Quick and Quiffed Roast Quail with dried fruit

Q was once a little quail
Quaily
Edward Lear
Faily
Daily
Quaily
Stumpy-taily
Little quail!
Have a look at the image at the bottom of this post – they really do have a quiff!
In order to ‘manage your expectations’ I should explain that this recipe for roast quail is only truly ‘quick’ the second time around. It’s a bit fiddly to begin with, but once you get the hang of it, by about quail number six, it doesn’t take long.
I first tried this recipe at the house of some neighbours where the wife had cooked her husband (a classical architect) a wholly Roman meal for a special birthday. Cooking roast quail for numbers must have taken the patience of a saint! This is another reason why it is important to get the butcher to bone these birds for you.
For a bit of extra razz-mattazz you could soak the dried fruit in brandy, rum or whisky before using.

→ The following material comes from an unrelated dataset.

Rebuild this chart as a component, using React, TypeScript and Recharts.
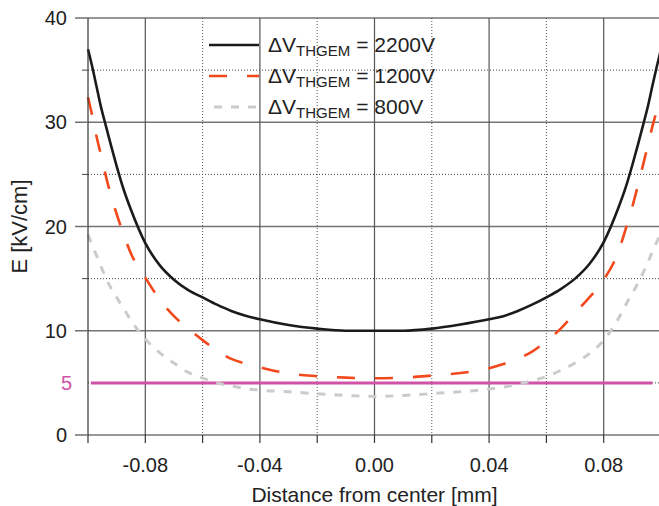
import React from 'react';
import { LineChart, Line, XAxis, YAxis, CartesianGrid, ReferenceLine, Legend } from 'recharts';

// ---- data ----
const DISTANCE = [
  -0.1, -0.0985, -0.097, -0.0955, -0.094, -0.092, -0.09, -0.0875, -0.085, -0.08, -0.075, -0.07,
  -0.065, -0.06, -0.055, -0.05, -0.045, -0.04, -0.03, -0.02, -0.01, 0, 0.01, 0.02, 0.03, 0.04,
  0.045, 0.05, 0.055, 0.06, 0.065, 0.07, 0.075, 0.08, 0.085, 0.0875, 0.09, 0.092, 0.094, 0.0955,
  0.097, 0.0985, 0.1,
];
const E_2200 = [
  37.0, 35.3, 33.4, 31.5, 29.9, 27.8, 25.8, 23.5, 21.6, 18.4, 16.3, 14.9,
  13.9, 13.2, 12.5, 11.9, 11.45, 11.1, 10.55, 10.2, 10.0, 10.0, 10.0, 10.2, 10.6, 11.1,
  11.4, 11.9, 12.5, 13.2, 14.0, 15.0, 16.4, 18.5, 21.7, 23.6, 25.9, 27.9, 30.0, 31.6,
  33.5, 35.3, 37.0,
];
const E_1200 = [
  32.4, 30.6, 28.6, 26.9, 25.1, 23.0, 21.2, 19.2, 17.4, 15.1, 13.0, 11.4,
  10.2, 9.1, 8.1, 7.3, 6.85, 6.5, 5.9, 5.65, 5.5, 5.45, 5.5, 5.7, 5.95, 6.4,
  6.8, 7.3, 8.0, 9.0, 10.2, 11.7, 13.2, 14.9, 17.5, 19.6, 21.9, 24.0, 26.2, 27.9,
  29.6, 31.1, 32.6,
];
const E_800 = [
  19.2, 18.2, 17.2, 16.2, 15.2, 14.1, 13.2, 12.1, 11.0, 9.2, 7.9, 6.9,
  6.0, 5.45, 5.0, 4.7, 4.45, 4.3, 4.15, 3.95, 3.8, 3.7, 3.8, 3.97, 4.15, 4.4,
  4.6, 4.85, 5.2, 5.6, 6.2, 6.9, 7.8, 9.1, 11.1, 12.4, 13.6, 14.6, 15.7, 16.6,
  17.6, 18.5, 19.4,
];
const SERIES_LABELS = ['2200V', '1200V', '800V'];
const THRESHOLD = 5;
const THRESHOLD_RANGE = [-0.099, 0.097];

const X_TICKS = [-0.1, -0.08, -0.06, -0.04, -0.02, 0, 0.02, 0.04, 0.06, 0.08, 0.1];
const X_LABELED = [-0.08, -0.04, 0, 0.04, 0.08];
const Y_TICKS = [0, 5, 10, 15, 20, 25, 30, 35, 40];
const Y_LABELED = [0, 5, 10, 20, 30, 40];
const GRID_Y_MAJOR = [10, 20, 30, 40];
const GRID_Y_MINOR = [5, 15, 25, 35];
const GRID_X_MAJOR = [-0.08, -0.04, 0, 0.04, 0.08];
const GRID_X_MINOR = [-0.06, -0.02, 0.02, 0.06];

// ---- styles ----
const FONT = '"Liberation Sans", Arial, Helvetica, sans-serif';
const PINK = '#cf52a6';
const TEXT = '#222';
const Y_TICK_SIZE = 13;
const Y_TICK_MARGIN = 8;

const SERIES = [
  { key: 'v2200', label: SERIES_LABELS[0], color: '#1b1b1b', dash: undefined as string | undefined, width: 2.6 },
  { key: 'v1200', label: SERIES_LABELS[1], color: '#f2491c', dash: '18 20', width: 2.6 },
  { key: 'v800', label: SERIES_LABELS[2], color: '#cbcbcb', dash: '8 9', width: 3 },
];

const data = DISTANCE.map((d, i) => ({ d, v2200: E_2200[i], v1200: E_1200[i], v800: E_800[i] }));

const YTick = (props: any) => {
  const { x, y, payload } = props;
  const v = payload.value;
  const axisX = x + Y_TICK_SIZE + Y_TICK_MARGIN;
  const major = v % 10 === 0;
  const isThreshold = v === THRESHOLD;
  return (
    <g>
      {!isThreshold && (
        <line
          x1={axisX - (major ? Y_TICK_SIZE : 6)}
          x2={axisX}
          y1={y}
          y2={y}
          stroke={major ? '#707070' : '#444'}
          strokeWidth={major ? 1.5 : 1}
        />
      )}
      {Y_LABELED.includes(v) && (
        <text
          x={x + (isThreshold ? 5 : 0)}
          y={y}
          dy="0.36em"
          textAnchor="end"
          fontSize={20}
          fontFamily={FONT}
          fill={isThreshold ? PINK : TEXT}
        >
          {v}
        </text>
      )}
    </g>
  );
};

const LegendContent = () => (
  <svg width={260} height={100} style={{ overflow: 'visible' }}>
    {SERIES.map((s, i) => {
      const cy = 17 + i * 31;
      return (
        <g key={s.key}>
          <line
            x1={s.key === 'v800' ? 9 : 4}
            x2={54}
            y1={cy}
            y2={cy}
            stroke={s.color}
            strokeWidth={s.width}
            strokeDasharray={s.dash}
          />
          <text x={63} y={cy + 7} fontSize={21} fill={TEXT} fontFamily={FONT}>
            ΔV
            <tspan fontSize={15} dy={4}>THGEM</tspan>
            <tspan dy={-4} dx={6}>= {s.label}</tspan>
          </text>
        </g>
      );
    })}
  </svg>
);

export default function App() {
  return (
    <div style={{ position: 'absolute', left: 0, top: 0, width: 659, height: 506, overflow: 'hidden', background: '#fff' }}>
      <LineChart width={670} height={506} data={data} margin={{ top: 18, right: 9, left: 28, bottom: 4 }}>
        <CartesianGrid horizontal vertical={false} horizontalValues={GRID_Y_MAJOR} stroke="#747474" strokeWidth={1.5} />
        <CartesianGrid horizontal vertical={false} horizontalValues={GRID_Y_MINOR} stroke="#444" strokeDasharray="1 2" />
        <CartesianGrid horizontal={false} vertical verticalValues={GRID_X_MAJOR} stroke="#555" strokeWidth={1.2} />
        <CartesianGrid horizontal={false} vertical verticalValues={GRID_X_MINOR} stroke="#555" strokeDasharray="1 2" />
        <XAxis
          dataKey="d"
          type="number"
          domain={[-0.1, 0.1]}
          ticks={X_TICKS}
          tickFormatter={(v: number) => (X_LABELED.includes(v) ? v.toFixed(2) : '')}
          tickSize={8}
          tickMargin={15}
          height={67}
          axisLine={{ stroke: '#333', strokeWidth: 1.2 }}
          tickLine={{ stroke: '#333', strokeWidth: 1.2 }}
          tick={{ fontSize: 20, fill: TEXT, fontFamily: FONT }}
          label={{ value: 'Distance from center [mm]', position: 'insideBottom', offset: 0, style: { fontSize: 21, fill: TEXT, fontFamily: FONT } }}
        />
        <YAxis
          type="number"
          domain={[0, 40]}
          ticks={Y_TICKS}
          width={60}
          tickSize={Y_TICK_SIZE}
          tickMargin={Y_TICK_MARGIN}
          tickLine={false}
          axisLine={{ stroke: '#333', strokeWidth: 1.2 }}
          tick={<YTick />}
          label={{
            value: 'E [kV/cm]',
            angle: -90,
            position: 'insideLeft',
            offset: -9,
            style: { fontSize: 22, fill: TEXT, fontFamily: FONT, textAnchor: 'middle' },
          }}
        />
        <Legend
          content={<LegendContent />}
          layout="vertical"
          align="center"
          verticalAlign="middle"
          wrapperStyle={{ left: 205, top: 28, width: 260, height: 100 }}
        />
        <ReferenceLine
          segment={[
            { x: THRESHOLD_RANGE[0], y: THRESHOLD },
            { x: THRESHOLD_RANGE[1], y: THRESHOLD },
          ]}
          stroke={PINK}
          strokeWidth={3}
        />
        {SERIES.map((s) => (
          <Line
            key={s.key}
            type="monotone"
            dataKey={s.key}
            name={s.label}
            stroke={s.color}
            strokeWidth={s.width}
            strokeDasharray={s.dash}
            dot={false}
            activeDot={false}
            isAnimationActive={false}
          />
        ))}
      </LineChart>
    </div>
  );
}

Allow two quail per person. Serve with basmati where you have fried a peeled, chopped banana shallot with the rice right at the beginning of the process. But it also goes well with broccoli and Pink Fir Apple potatoes.
Recipe for roast quail with dried fruit stuffing
Serves – 6
Ingredients
- 12 boned quail (some butchers can order them in with just the drumstick bones remaining. Do NOT attempt to bone them yourself)
- 6 prunes
- 6 dried apricots
- 150g/6 oz chopped pancetta
- 24 slices of smoked, streaky bacon
- 1 tbsp thyme – fresh or dried
- 12 toothpicks to secure
Instructions
- Preheat the oven to 210ºC.
- Fry the pancetta with a little olive oil, taking care not to let it crisp or get too hard.
- Chop the prunes and apricots and mix in with the fried pancetta.
- Divide into twelve and stuff each quail with the pancetta-fig mix, binding each bird together with the bacon.
- Brown in the frying pan on all sides.
- Move to a roasting tin and finish in the oven for about eight minutes, prodding with a sharp knife to check each is cooked through.
This post is dedicated with thanks to Erica Simpson.